To qualify for gain exclusion, the taxpayer generally must own and use the dwelling as his principal residence for a specified length of time. This requirement could preclude many divorcing spouses who have moved out of the home from deferring their share of the gain when the home is ultimately sold. However, a divorced spouse can treat certain periods of occupancy by his former spouse as his own. Thus, the spouse is not penalized for moving out of the marital home, which is common in a divorce. Also, a spouse who receives the home in a divorce-related transfer counts the transferor’s ownership period as his own. This helps a transferee meet the requirements for excluding gain when the transferor owned the home as his separate property.


The exclusion for gain on the sale or exchange of a principal residence does not apply if the principal residence was acquired in a like-kind exchange in which any gain was not recognized within the previous five years.


Principal Residence


Whether a property is used as the taxpayer’s principal residence depends on all the facts and circumstances. For example, a houseboat, a house trailer, or a house or apartment a taxpayer is entitled to occupy as a tenant-shareholder in a cooperative housing corporation may qualify as a principal residence. If a taxpayer alternates between two properties using each as a residence for successive periods, the property used the majority of the time during the year ordinarily will be considered the taxpayer’s principal residence. In Guinan, the taxpayer had multiple residences and attempted to use the amount of time spent at a particular residence over a five-year period to determine the principal residence (referring to the two-out-of-five year use requirement). The court ruled that the test for the majority of time used as a principal residence is measured over the course of a year, not over a period of years, citing the previously mentioned regulation in its reasoning.


Special Rules for Military Members on Extended Duty


Members of the uniformed services, U.S. Foreign Service, or employees of the intelligence community serving on qualified official extended duty may elect to suspend the five-year ownership and the use period. The five-year period may be extended for up to ten years during which the taxpayer or taxpayer’s spouse is on qualified official extended duty. To meet the qualified extended duty, the taxpayer (or his or her spouse) must be serving extended duty at a duty station at least 50 miles from the residence or living in government quarters at the government’s order. Extended duty is a period of active duty greater than 90 days (or an indefinite period of duty).

The election can only apply to one residence at a time, but an election can be revoked at any time.


Partial Gain Exclusion


A portion of the gain from the sale of a principal residence can be excluded when the taxpayer fails to meet the requirements (i.e., ownership and use requirements or one-sale-in-two-years requirement) only because of —

a. a change of place of employment,


b. health, or


c. unforeseen circumstances including divorce or legal separation under a divorce decree or separate maintenance agreement


Election to Not Apply Gain Exclusion


Taxpayers can elect to have the gain exclusion rules not apply. If the election is made to not exclude the gain, the taxpayer recognizes any gain realized on the transaction. There may be occasions when the election is beneficial.

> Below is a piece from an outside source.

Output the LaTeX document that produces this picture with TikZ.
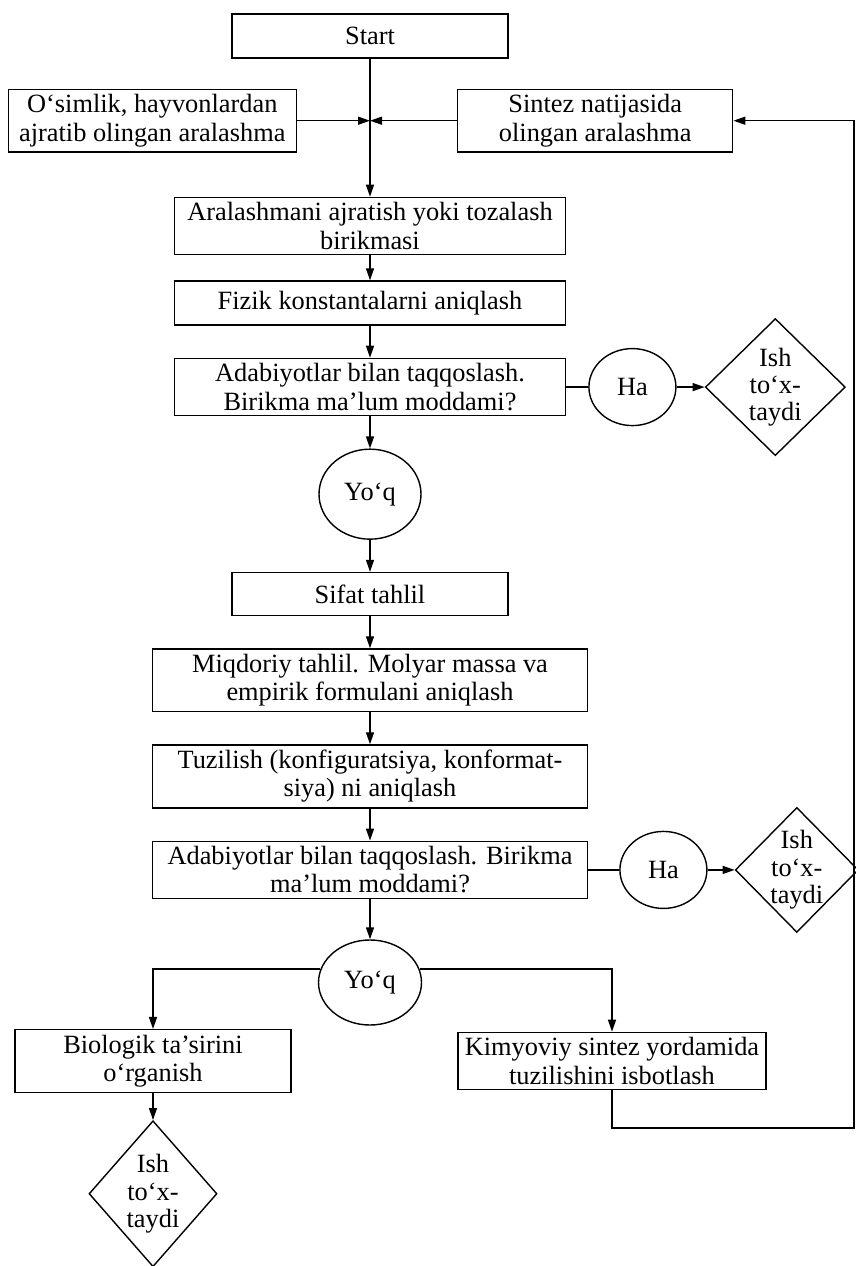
\documentclass[tikz,border=0pt]{standalone}
\usepackage{fontspec}
\setmainfont{Liberation Serif}
\usetikzlibrary{arrows.meta, positioning, shapes.geometric}
\tikzset{
	box/.style={rectangle, draw=black, line width=0.8pt, align=center, inner xsep=2pt, inner ysep=3pt, minimum width=5.52cm, minimum height=0.88cm, font=\fontsize{15}{16}\selectfont},
	midbox/.style={box, minimum width=7.82cm},
	widebox/.style={box, minimum width=8.7cm},
	answer/.style={ellipse, draw=black, line width=0.8pt, inner sep=0pt, minimum width=1.74cm, minimum height=1.54cm, font=\fontsize{15}{16}\selectfont},
	stopbox/.style={diamond, draw=black, line width=0.8pt, align=center, inner sep=-3pt, font=\fontsize{15}{15.5}\selectfont},
	arrow/.style={-{Triangle[length=2.4mm, width=1.6mm]}, line width=0.8pt},
	link/.style={line width=0.8pt},
}

\begin{document}
\begin{tikzpicture}[x=0.2mm, y=0.2mm, node distance=0.64cm]
	\useasboundingbox (0,0) rectangle (856,-1266);
	\node[box] (start) at (370,-36) {Start};
	\coordinate[below=1.24cm of start] (junc);
	\node[box, minimum width=5.76cm, left=1.46cm of junc] (osim) {O‘simlik, hayvonlardan\\ajratib olingan aralashma};
	\node[box, minimum width=5.5cm, right=1.74cm of junc] (sintez) {Sintez natijasida\\olingan aralashma};
	\node[midbox, below=1.52cm of junc] (aral) {Aralashmani ajratish yoki tozalash\\birikmasi};
	\node[midbox, below=0.5cm of aral] (fizik) {Fizik konstantalarni aniqlash};
	\node[midbox, below=of fizik] (adab1) {Adabiyotlar bilan taqqoslash.\\Birikma ma’lum moddami?};
	\node[answer, right=0.44cm of adab1] (ha1) {Ha};
	\node[stopbox, minimum width=2.8cm, minimum height=2.74cm, right=0.56cm of ha1] (dia1) {Ish\\to‘x-\\taydi};
	\node[answer, minimum width=2.04cm, minimum height=1.8cm, below=of adab1] (yoq1) {Yo‘q};
	\node[box, minimum height=0.86cm, below=of yoq1] (sifat) {Sifat tahlil};
	\node[widebox, below=of sifat] (miqd) {Miqdoriy tahlil. Molyar massa va\\empirik formulani aniqlash};
	\node[widebox, below=of miqd] (tuzil) {Tuzilish (konfiguratsiya, konformat-\\siya) ni aniqlash};
	\node[widebox, below=of tuzil] (adab2) {Adabiyotlar bilan taqqoslash. Birikma\\ma’lum moddami?};
	\node[answer, right=0.62cm of adab2] (ha2) {Ha};
	\node[stopbox, minimum width=2.46cm, minimum height=2.5cm, right=0.54cm of ha2] (dia2) {Ish\\to‘x-\\taydi};
	\node[answer, minimum width=2.06cm, minimum height=1.7cm, below=0.8cm of adab2] (yoq2) {Yo‘q};
	\node[box] (bio) at (153,-1061) {Biologik ta’sirini\\o‘rganish};
	\node[box, minimum width=6.16cm] (kim) at (612,-1061) {Kimyoviy sintez yordamida\\tuzilishini isbotlash};
	\node[stopbox, minimum width=2.56cm, minimum height=2.92cm, below=0.54cm of bio] (dia3) {Ish\\to‘x-\\taydi};
	\coordinate (back) at (854,-1128);
	\draw[arrow] (start) -- (aral);
	\draw[arrow] (osim) -- (junc);
	\draw[arrow] (sintez) -- (junc);
	\draw[arrow] (aral) -- (fizik);
	\draw[arrow] (fizik) -- (adab1);
	\draw[link] (adab1) -- (ha1);
	\draw[arrow] (ha1) -- (dia1);
	\draw[arrow] (adab1) -- (yoq1);
	\draw[arrow] (yoq1) -- (sifat);
	\draw[arrow] (sifat) -- (miqd);
	\draw[arrow] (miqd) -- (tuzil);
	\draw[arrow] (tuzil) -- (adab2);
	\draw[link] (adab2) -- (ha2);
	\draw[arrow] (ha2) -- (dia2);
	\draw[arrow] (adab2) -- (yoq2);
	\draw[arrow] (yoq2.165) -| (bio);
	\draw[arrow] (yoq2.15) -| (kim);
	\draw[arrow] (bio) -- (dia3);
	\draw[arrow] (kim) |- (back) |- (sintez);
\end{tikzpicture}
\end{document}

Effect of Filing Status on the Exclusion


Qualifying for the Exclusion


Married taxpayers filing a joint return for the year of sale may exclude up to $500,000 of gain if —

a. either spouse owned the home for periods aggregating two years or more during the five-year period ending on the sale date, and


b. both spouses used the home as a principal residence for periods aggregating two years or more during the five-year period ending on the sale date, and


c. neither spouse is ineligible for the exclusion because he or she had sold another home within the two-year period ending on the sale date to which the exclusion applied.


Entering the Marriage with One Spouse Owning a Home


When only one individual entering a marriage owns a principal residence, close attention to the calendar and to usage by the non-owning spouse can make the difference between a completely tax-free gain and partially taxed gain.


Both Spouses Entering the Marriage Owning Homes


If both parties entering a marriage intend to move into a new principal residence after marriage, each can sell his or her former residence and each can claim an up to $250,000 exclusion, if they each meet the three qualifications. The provision limiting the exclusion to only one sale every two years by the taxpayer does not prevent a husband and wife filing a joint return from each excluding up to $250,000 of gain from the sale or exchange of each spouse’s principal residence owned at the time of their marriage, provided each spouse would be permitted to exclude up to $250,000 of gain if they filed separate returns.


Disclaimer: This is designed to provide accurate and authoritative information in regard to the subject matter covered. It is with the understanding that the author is not engaged in rendering legal, accounting or other professional services. If legal advice or other expert assistance is required, the services of a professional person should be sought.